— Exercise directions —
Leave out the images and repeat the listing below without a single change.

— Supplied information —

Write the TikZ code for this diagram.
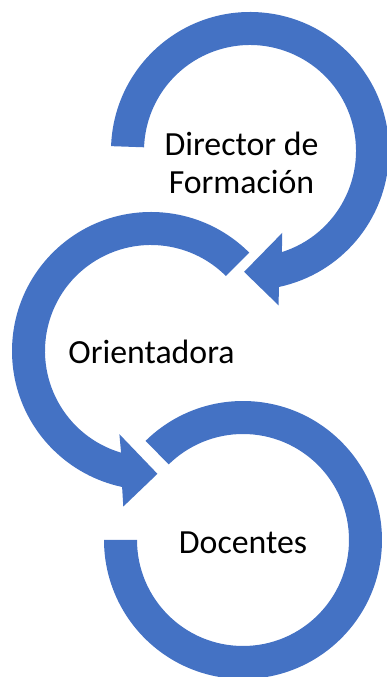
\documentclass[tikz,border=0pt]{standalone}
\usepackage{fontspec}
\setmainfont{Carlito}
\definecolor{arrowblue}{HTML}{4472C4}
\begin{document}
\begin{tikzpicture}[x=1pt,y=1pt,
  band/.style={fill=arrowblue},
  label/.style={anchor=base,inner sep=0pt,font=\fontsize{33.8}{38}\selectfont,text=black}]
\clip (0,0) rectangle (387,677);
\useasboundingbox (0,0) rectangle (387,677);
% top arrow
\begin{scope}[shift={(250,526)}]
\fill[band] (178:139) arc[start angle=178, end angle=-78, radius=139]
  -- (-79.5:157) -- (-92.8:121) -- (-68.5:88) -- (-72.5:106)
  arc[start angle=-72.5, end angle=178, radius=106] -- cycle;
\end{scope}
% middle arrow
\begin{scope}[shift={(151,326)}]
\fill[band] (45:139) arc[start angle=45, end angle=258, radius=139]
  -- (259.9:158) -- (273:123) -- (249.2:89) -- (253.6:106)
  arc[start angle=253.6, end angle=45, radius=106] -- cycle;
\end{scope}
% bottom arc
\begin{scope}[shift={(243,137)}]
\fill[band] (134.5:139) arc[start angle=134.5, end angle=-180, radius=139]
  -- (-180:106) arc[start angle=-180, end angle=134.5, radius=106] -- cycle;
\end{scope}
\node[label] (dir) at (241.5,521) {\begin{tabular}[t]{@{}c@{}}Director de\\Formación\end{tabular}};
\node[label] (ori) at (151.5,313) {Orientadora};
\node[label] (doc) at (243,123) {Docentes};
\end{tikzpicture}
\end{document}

— Answer —
Write the TikZ code for this diagram.
\documentclass[tikz,border=0pt]{standalone}
\usepackage{fontspec}
\setmainfont{Carlito}
\definecolor{arrowblue}{HTML}{4472C4}
\begin{document}
\begin{tikzpicture}[x=1pt,y=1pt,
  band/.style={fill=arrowblue},
  label/.style={anchor=base,inner sep=0pt,font=\fontsize{33.8}{38}\selectfont,text=black}]
\clip (0,0) rectangle (387,677);
\useasboundingbox (0,0) rectangle (387,677);
% top arrow
\begin{scope}[shift={(250,526)}]
\fill[band] (178:139) arc[start angle=178, end angle=-78, radius=139]
  -- (-79.5:157) -- (-92.8:121) -- (-68.5:88) -- (-72.5:106)
  arc[start angle=-72.5, end angle=178, radius=106] -- cycle;
\end{scope}
% middle arrow
\begin{scope}[shift={(151,326)}]
\fill[band] (45:139) arc[start angle=45, end angle=258, radius=139]
  -- (259.9:158) -- (273:123) -- (249.2:89) -- (253.6:106)
  arc[start angle=253.6, end angle=45, radius=106] -- cycle;
\end{scope}
% bottom arc
\begin{scope}[shift={(243,137)}]
\fill[band] (134.5:139) arc[start angle=134.5, end angle=-180, radius=139]
  -- (-180:106) arc[start angle=-180, end angle=134.5, radius=106] -- cycle;
\end{scope}
\node[label] (dir) at (241.5,521) {\begin{tabular}[t]{@{}c@{}}Director de\\Formación\end{tabular}};
\node[label] (ori) at (151.5,313) {Orientadora};
\node[label] (doc) at (243,123) {Docentes};
\end{tikzpicture}
\end{document}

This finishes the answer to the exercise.